» Data section
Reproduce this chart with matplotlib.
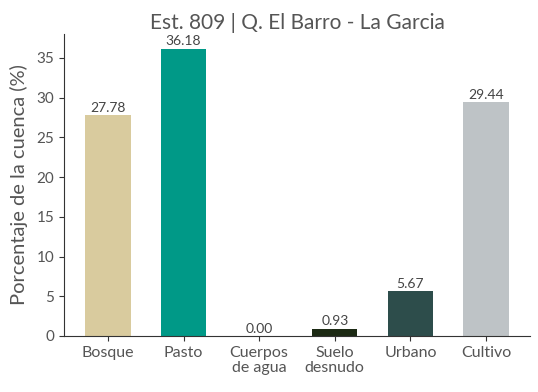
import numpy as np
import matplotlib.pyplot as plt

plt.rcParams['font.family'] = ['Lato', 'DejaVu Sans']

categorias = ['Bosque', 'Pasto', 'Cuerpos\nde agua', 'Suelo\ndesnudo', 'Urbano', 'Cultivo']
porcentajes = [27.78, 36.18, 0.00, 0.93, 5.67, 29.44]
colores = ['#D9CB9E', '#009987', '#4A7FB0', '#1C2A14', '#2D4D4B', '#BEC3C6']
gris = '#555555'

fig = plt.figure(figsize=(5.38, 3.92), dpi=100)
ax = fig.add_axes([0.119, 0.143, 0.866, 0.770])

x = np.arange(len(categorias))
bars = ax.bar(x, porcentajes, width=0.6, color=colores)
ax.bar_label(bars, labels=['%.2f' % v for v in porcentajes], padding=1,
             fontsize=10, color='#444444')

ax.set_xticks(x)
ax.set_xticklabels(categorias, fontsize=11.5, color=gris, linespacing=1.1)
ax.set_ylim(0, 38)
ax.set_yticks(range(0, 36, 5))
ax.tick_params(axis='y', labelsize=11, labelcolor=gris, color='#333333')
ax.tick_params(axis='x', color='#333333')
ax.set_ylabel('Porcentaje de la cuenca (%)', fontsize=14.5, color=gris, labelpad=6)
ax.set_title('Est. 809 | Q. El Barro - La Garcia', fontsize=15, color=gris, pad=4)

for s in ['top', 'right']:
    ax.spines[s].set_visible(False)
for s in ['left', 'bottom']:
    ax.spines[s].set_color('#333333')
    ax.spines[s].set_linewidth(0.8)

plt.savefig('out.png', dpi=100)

...

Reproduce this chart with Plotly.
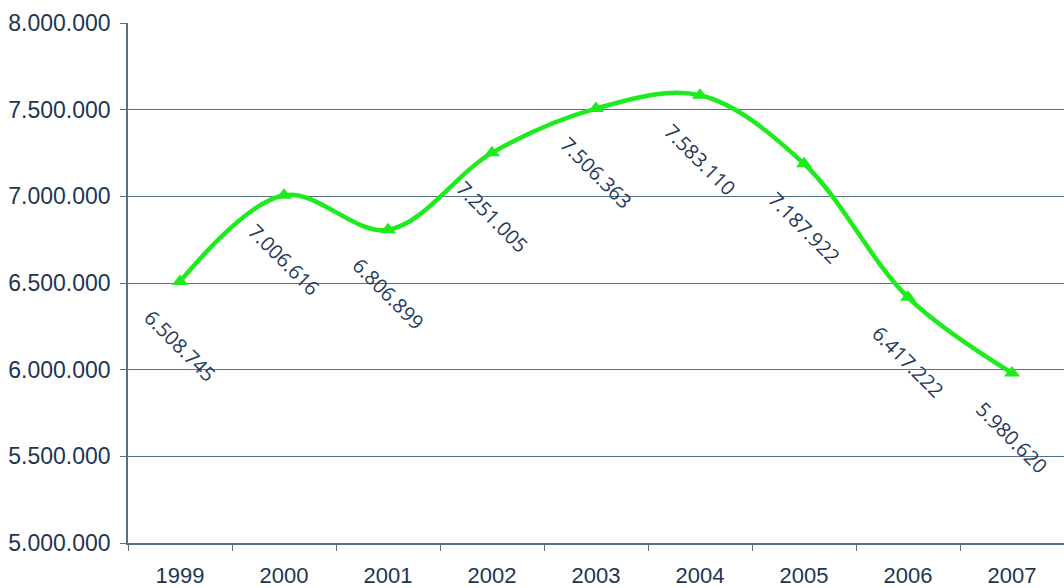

» Task requirements
Select, from the listing, all lines that include the word "Reproduce".

» Output for this task
Reproduce this chart with matplotlib.
Reproduce this chart with Plotly.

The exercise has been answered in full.